## EXTRACTED INFORMATION

:::::

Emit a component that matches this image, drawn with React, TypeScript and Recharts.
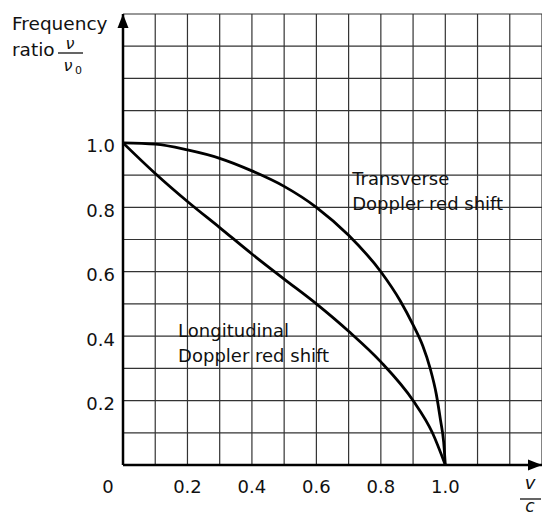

:::::

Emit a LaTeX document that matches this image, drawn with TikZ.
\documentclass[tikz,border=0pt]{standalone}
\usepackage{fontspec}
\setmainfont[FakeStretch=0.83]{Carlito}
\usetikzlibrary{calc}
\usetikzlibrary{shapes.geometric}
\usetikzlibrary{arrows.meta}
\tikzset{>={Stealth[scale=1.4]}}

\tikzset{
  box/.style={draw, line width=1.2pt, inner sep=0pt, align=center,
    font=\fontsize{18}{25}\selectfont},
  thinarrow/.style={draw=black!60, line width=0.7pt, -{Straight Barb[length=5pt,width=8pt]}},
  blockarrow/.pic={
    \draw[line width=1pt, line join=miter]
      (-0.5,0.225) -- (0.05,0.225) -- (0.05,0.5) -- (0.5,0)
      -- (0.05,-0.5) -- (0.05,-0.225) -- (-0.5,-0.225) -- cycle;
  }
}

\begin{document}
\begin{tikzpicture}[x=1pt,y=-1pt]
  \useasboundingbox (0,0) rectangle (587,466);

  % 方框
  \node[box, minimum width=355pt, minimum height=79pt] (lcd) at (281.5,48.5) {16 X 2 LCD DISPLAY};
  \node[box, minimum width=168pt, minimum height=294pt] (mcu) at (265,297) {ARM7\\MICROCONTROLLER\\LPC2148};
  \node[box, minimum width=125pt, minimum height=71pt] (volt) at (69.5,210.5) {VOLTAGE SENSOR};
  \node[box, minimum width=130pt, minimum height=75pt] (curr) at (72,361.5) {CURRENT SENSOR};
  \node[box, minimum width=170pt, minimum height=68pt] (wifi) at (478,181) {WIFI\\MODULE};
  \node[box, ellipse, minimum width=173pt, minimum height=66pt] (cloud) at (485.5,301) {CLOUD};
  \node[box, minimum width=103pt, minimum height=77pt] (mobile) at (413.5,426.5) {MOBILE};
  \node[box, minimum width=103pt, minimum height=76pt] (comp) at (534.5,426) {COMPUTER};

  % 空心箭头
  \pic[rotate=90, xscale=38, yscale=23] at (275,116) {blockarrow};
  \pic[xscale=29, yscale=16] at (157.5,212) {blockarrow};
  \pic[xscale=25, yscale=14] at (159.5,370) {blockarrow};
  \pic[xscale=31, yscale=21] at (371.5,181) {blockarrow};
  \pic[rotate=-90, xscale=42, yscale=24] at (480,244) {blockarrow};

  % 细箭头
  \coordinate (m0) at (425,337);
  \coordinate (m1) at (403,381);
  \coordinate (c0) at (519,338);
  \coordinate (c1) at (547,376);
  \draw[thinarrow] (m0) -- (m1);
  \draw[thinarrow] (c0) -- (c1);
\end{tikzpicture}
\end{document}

:::::

## EXERCISE
Show the lines from the data above that contain the string "image".

## SOLUTION TO THE EXERCISE
Emit a component that matches this image, drawn with React, TypeScript and Recharts.
Emit a LaTeX document that matches this image, drawn with TikZ.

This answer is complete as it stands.